* GOAL: Find and copy each line of the records where the string "this" shows up.

* PROVIDED DATA:
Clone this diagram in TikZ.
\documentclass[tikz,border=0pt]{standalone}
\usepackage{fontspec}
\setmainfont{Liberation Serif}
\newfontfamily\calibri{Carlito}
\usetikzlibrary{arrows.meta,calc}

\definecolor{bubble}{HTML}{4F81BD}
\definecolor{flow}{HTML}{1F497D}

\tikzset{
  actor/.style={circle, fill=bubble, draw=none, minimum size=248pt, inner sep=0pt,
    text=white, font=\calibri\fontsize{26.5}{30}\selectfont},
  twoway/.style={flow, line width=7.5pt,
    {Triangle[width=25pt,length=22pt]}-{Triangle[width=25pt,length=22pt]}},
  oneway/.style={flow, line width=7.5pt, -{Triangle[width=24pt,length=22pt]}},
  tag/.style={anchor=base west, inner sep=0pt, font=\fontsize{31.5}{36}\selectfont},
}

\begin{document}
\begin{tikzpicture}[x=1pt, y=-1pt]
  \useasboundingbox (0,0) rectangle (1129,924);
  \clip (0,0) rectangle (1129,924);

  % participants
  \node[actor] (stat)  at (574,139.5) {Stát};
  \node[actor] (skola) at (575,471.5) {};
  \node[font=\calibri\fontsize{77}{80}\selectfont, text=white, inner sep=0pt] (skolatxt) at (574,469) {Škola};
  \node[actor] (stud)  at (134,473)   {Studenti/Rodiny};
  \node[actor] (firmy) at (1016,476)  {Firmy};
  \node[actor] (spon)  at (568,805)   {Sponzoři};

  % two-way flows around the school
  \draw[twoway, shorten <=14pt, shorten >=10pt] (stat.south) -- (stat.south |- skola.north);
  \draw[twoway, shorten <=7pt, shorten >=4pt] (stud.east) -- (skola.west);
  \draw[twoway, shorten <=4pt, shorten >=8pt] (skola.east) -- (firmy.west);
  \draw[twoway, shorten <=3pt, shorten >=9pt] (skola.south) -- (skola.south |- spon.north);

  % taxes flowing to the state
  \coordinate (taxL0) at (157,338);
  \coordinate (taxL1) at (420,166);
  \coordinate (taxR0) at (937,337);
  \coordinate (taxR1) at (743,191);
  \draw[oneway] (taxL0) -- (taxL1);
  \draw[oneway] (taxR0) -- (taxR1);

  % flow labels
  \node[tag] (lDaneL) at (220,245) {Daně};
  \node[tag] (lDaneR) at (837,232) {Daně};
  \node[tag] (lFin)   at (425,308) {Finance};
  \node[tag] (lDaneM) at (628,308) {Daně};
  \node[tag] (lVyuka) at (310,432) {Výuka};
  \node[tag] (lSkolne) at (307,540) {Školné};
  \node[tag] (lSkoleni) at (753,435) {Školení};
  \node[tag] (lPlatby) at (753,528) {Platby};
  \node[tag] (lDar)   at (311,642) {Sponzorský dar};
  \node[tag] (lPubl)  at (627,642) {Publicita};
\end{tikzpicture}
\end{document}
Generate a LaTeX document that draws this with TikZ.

* EXERCISE SOLUTION:
Clone this diagram in TikZ.
Generate a LaTeX document that draws this with TikZ.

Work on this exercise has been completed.